WORK TO BE COMPLETED: Return the material word for word. Do not include pictures.

GIVEN DATA:
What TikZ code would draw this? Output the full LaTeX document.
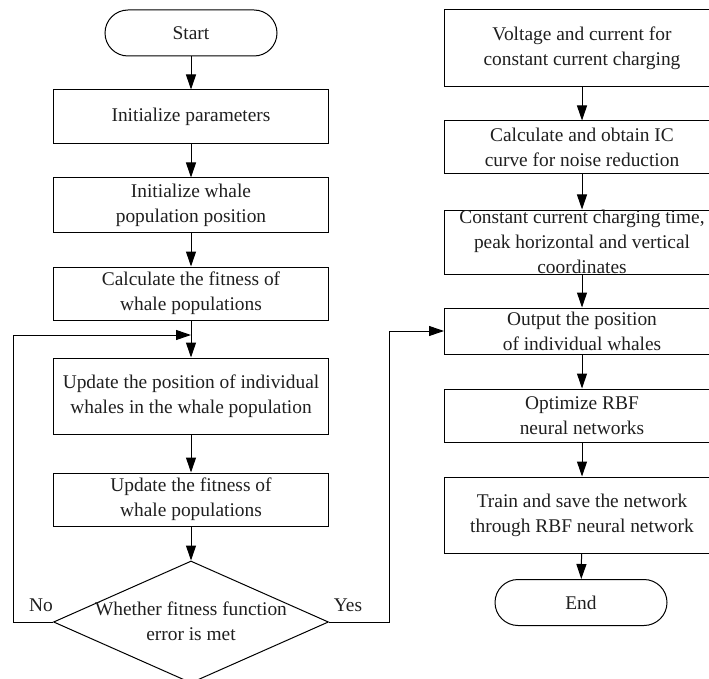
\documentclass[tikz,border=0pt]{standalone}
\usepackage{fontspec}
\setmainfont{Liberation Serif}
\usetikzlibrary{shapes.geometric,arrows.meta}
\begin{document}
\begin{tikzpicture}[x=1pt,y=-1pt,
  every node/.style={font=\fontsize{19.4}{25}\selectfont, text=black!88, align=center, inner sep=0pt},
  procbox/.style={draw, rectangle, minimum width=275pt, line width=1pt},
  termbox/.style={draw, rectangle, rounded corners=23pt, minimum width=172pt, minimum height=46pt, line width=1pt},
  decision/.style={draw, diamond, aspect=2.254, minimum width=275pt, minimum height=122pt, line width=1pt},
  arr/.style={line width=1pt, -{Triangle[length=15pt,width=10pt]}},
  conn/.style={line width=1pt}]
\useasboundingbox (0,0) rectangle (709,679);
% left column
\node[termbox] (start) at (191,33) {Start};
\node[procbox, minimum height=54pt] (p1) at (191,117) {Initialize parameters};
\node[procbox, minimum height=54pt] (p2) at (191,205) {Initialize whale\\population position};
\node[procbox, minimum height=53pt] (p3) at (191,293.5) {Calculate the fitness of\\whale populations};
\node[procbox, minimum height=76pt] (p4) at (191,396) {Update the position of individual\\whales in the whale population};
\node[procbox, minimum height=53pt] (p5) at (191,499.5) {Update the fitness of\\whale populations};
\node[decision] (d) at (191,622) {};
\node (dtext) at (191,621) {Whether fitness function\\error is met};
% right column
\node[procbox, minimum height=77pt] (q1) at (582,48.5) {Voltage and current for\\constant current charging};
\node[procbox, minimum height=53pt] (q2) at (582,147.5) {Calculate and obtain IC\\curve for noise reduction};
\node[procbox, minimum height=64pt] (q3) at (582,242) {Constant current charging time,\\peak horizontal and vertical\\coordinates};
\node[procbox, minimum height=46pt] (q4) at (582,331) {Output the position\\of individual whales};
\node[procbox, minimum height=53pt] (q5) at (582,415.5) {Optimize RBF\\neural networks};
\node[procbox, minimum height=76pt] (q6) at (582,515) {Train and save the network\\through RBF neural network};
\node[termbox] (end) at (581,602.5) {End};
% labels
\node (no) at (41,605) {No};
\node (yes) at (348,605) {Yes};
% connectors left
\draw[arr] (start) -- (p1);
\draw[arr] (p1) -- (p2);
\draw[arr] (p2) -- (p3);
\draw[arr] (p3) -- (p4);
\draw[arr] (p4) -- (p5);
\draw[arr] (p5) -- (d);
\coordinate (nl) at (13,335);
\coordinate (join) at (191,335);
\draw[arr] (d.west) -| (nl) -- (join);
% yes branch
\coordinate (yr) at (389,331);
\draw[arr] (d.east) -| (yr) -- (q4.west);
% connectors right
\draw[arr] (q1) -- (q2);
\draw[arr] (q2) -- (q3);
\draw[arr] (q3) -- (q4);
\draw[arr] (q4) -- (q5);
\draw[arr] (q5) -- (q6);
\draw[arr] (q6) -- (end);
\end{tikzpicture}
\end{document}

CORRECT RESULT:
What TikZ code would draw this? Output the full LaTeX document.
\documentclass[tikz,border=0pt]{standalone}
\usepackage{fontspec}
\setmainfont{Liberation Serif}
\usetikzlibrary{shapes.geometric,arrows.meta}
\begin{document}
\begin{tikzpicture}[x=1pt,y=-1pt,
  every node/.style={font=\fontsize{19.4}{25}\selectfont, text=black!88, align=center, inner sep=0pt},
  procbox/.style={draw, rectangle, minimum width=275pt, line width=1pt},
  termbox/.style={draw, rectangle, rounded corners=23pt, minimum width=172pt, minimum height=46pt, line width=1pt},
  decision/.style={draw, diamond, aspect=2.254, minimum width=275pt, minimum height=122pt, line width=1pt},
  arr/.style={line width=1pt, -{Triangle[length=15pt,width=10pt]}},
  conn/.style={line width=1pt}]
\useasboundingbox (0,0) rectangle (709,679);
% left column
\node[termbox] (start) at (191,33) {Start};
\node[procbox, minimum height=54pt] (p1) at (191,117) {Initialize parameters};
\node[procbox, minimum height=54pt] (p2) at (191,205) {Initialize whale\\population position};
\node[procbox, minimum height=53pt] (p3) at (191,293.5) {Calculate the fitness of\\whale populations};
\node[procbox, minimum height=76pt] (p4) at (191,396) {Update the position of individual\\whales in the whale population};
\node[procbox, minimum height=53pt] (p5) at (191,499.5) {Update the fitness of\\whale populations};
\node[decision] (d) at (191,622) {};
\node (dtext) at (191,621) {Whether fitness function\\error is met};
% right column
\node[procbox, minimum height=77pt] (q1) at (582,48.5) {Voltage and current for\\constant current charging};
\node[procbox, minimum height=53pt] (q2) at (582,147.5) {Calculate and obtain IC\\curve for noise reduction};
\node[procbox, minimum height=64pt] (q3) at (582,242) {Constant current charging time,\\peak horizontal and vertical\\coordinates};
\node[procbox, minimum height=46pt] (q4) at (582,331) {Output the position\\of individual whales};
\node[procbox, minimum height=53pt] (q5) at (582,415.5) {Optimize RBF\\neural networks};
\node[procbox, minimum height=76pt] (q6) at (582,515) {Train and save the network\\through RBF neural network};
\node[termbox] (end) at (581,602.5) {End};
% labels
\node (no) at (41,605) {No};
\node (yes) at (348,605) {Yes};
% connectors left
\draw[arr] (start) -- (p1);
\draw[arr] (p1) -- (p2);
\draw[arr] (p2) -- (p3);
\draw[arr] (p3) -- (p4);
\draw[arr] (p4) -- (p5);
\draw[arr] (p5) -- (d);
\coordinate (nl) at (13,335);
\coordinate (join) at (191,335);
\draw[arr] (d.west) -| (nl) -- (join);
% yes branch
\coordinate (yr) at (389,331);
\draw[arr] (d.east) -| (yr) -- (q4.west);
% connectors right
\draw[arr] (q1) -- (q2);
\draw[arr] (q2) -- (q3);
\draw[arr] (q3) -- (q4);
\draw[arr] (q4) -- (q5);
\draw[arr] (q5) -- (q6);
\draw[arr] (q6) -- (end);
\end{tikzpicture}
\end{document}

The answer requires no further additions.